* [PROBLEM DESCRIPTION]: Starting at the first line of the listing below, repeat each line exactly until the line containing "41.7, 42.7, 43.6];", which you include. Leave out pictures.

-- begin COLLECTED MATERIAL --

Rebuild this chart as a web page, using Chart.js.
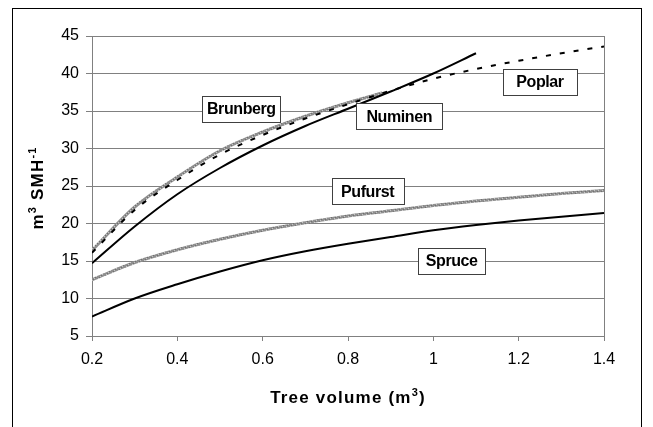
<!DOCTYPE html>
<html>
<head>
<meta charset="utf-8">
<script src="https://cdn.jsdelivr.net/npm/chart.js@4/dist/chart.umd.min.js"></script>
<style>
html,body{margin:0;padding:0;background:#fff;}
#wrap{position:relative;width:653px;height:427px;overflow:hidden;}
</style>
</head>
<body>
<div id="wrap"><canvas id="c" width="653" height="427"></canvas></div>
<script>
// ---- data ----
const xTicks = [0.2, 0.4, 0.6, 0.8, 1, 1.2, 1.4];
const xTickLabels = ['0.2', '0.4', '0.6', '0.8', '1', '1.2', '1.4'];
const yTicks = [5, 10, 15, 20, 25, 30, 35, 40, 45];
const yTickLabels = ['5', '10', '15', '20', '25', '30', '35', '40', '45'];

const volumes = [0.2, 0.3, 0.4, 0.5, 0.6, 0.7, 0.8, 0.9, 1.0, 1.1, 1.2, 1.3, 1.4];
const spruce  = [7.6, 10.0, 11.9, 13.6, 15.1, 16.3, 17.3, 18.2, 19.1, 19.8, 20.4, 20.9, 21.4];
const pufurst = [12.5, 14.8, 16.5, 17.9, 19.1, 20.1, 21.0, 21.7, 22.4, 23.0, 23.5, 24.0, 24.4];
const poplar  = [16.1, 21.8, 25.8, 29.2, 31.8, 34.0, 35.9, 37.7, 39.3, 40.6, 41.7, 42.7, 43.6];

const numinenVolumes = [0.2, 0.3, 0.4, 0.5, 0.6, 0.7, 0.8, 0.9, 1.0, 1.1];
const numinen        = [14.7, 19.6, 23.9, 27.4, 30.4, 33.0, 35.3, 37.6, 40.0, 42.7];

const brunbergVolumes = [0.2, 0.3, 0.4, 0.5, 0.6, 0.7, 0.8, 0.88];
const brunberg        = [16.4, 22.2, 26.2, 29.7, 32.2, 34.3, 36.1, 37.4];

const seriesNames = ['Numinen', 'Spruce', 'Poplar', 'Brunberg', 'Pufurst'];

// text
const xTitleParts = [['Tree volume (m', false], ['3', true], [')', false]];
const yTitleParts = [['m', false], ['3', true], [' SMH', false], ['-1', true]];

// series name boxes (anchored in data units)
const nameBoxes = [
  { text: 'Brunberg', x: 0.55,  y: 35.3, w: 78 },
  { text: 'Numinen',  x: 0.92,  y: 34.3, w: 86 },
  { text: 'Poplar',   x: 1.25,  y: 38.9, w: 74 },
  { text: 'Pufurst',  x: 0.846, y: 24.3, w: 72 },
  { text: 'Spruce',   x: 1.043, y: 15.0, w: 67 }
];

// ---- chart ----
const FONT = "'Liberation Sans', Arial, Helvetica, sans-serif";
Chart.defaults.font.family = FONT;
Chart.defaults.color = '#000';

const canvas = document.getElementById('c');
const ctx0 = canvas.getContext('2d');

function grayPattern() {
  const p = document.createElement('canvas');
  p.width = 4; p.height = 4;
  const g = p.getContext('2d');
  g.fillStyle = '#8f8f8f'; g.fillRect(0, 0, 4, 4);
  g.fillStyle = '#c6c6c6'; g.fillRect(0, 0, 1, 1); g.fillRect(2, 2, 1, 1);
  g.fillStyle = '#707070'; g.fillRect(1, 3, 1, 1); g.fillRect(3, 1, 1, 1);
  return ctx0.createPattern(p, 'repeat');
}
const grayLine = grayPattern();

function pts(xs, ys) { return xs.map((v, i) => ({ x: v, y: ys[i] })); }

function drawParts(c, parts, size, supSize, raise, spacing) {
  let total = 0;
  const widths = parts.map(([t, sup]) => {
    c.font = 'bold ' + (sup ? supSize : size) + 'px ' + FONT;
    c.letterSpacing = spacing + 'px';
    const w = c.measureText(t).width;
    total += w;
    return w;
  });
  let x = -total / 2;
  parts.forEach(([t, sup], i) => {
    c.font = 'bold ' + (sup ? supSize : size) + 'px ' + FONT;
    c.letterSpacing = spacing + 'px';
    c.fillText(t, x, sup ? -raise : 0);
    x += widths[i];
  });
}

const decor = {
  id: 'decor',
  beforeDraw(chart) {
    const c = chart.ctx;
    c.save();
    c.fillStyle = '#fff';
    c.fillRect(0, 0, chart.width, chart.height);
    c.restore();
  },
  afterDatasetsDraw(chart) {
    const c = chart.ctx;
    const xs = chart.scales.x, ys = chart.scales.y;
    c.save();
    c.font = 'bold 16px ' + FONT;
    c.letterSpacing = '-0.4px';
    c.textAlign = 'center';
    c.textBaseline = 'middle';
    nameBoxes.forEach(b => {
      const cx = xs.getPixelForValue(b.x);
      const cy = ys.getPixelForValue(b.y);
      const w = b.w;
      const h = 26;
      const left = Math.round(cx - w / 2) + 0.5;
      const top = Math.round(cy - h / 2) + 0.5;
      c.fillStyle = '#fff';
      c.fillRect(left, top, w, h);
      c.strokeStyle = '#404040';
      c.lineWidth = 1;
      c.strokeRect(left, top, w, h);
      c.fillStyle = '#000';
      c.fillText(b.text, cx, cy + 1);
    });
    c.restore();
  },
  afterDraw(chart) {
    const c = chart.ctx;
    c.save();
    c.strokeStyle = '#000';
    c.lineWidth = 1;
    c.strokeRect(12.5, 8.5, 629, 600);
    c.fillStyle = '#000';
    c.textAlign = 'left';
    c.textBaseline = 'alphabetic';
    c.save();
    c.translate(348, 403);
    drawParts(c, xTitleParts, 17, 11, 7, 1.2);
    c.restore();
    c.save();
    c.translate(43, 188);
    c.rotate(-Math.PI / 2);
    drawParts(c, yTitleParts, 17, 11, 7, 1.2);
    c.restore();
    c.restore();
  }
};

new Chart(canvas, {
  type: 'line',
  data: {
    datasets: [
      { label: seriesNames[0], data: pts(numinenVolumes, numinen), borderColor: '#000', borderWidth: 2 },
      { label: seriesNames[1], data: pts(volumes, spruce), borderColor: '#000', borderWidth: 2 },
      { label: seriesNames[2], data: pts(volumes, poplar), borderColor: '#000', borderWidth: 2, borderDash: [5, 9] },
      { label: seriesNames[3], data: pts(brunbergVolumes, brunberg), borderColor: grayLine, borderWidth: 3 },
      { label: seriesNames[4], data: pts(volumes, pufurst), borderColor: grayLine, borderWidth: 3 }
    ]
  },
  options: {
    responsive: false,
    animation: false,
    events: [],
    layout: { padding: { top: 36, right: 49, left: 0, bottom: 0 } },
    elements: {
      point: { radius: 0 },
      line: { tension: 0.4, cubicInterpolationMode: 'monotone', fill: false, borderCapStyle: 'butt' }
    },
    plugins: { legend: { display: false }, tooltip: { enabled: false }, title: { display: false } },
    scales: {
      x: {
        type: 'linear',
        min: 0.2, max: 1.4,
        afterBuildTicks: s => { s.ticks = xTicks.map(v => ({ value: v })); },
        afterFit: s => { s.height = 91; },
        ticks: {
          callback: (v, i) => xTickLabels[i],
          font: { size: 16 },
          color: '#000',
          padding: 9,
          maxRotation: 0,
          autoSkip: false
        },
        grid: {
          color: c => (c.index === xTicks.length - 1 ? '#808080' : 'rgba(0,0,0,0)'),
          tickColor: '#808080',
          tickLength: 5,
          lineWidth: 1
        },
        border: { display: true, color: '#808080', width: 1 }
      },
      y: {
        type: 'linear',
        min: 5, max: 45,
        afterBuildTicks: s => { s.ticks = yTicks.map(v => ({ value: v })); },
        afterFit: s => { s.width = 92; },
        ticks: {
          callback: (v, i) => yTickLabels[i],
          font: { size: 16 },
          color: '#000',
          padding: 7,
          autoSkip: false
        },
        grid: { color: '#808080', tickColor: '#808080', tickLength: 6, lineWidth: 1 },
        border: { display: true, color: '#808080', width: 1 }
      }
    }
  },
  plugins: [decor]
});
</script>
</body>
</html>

-- end COLLECTED MATERIAL --

* [ANSWER TO THE EXERCISE]:
Rebuild this chart as a web page, using Chart.js.
<!DOCTYPE html>
<html>
<head>
<meta charset="utf-8">
<script src="https://cdn.jsdelivr.net/npm/chart.js@4/dist/chart.umd.min.js"></script>
<style>
html,body{margin:0;padding:0;background:#fff;}
#wrap{position:relative;width:653px;height:427px;overflow:hidden;}
</style>
</head>
<body>
<div id="wrap"><canvas id="c" width="653" height="427"></canvas></div>
<script>
// ---- data ----
const xTicks = [0.2, 0.4, 0.6, 0.8, 1, 1.2, 1.4];
const xTickLabels = ['0.2', '0.4', '0.6', '0.8', '1', '1.2', '1.4'];
const yTicks = [5, 10, 15, 20, 25, 30, 35, 40, 45];
const yTickLabels = ['5', '10', '15', '20', '25', '30', '35', '40', '45'];

const volumes = [0.2, 0.3, 0.4, 0.5, 0.6, 0.7, 0.8, 0.9, 1.0, 1.1, 1.2, 1.3, 1.4];
const spruce  = [7.6, 10.0, 11.9, 13.6, 15.1, 16.3, 17.3, 18.2, 19.1, 19.8, 20.4, 20.9, 21.4];
const pufurst = [12.5, 14.8, 16.5, 17.9, 19.1, 20.1, 21.0, 21.7, 22.4, 23.0, 23.5, 24.0, 24.4];
const poplar  = [16.1, 21.8, 25.8, 29.2, 31.8, 34.0, 35.9, 37.7, 39.3, 40.6, 41.7, 42.7, 43.6];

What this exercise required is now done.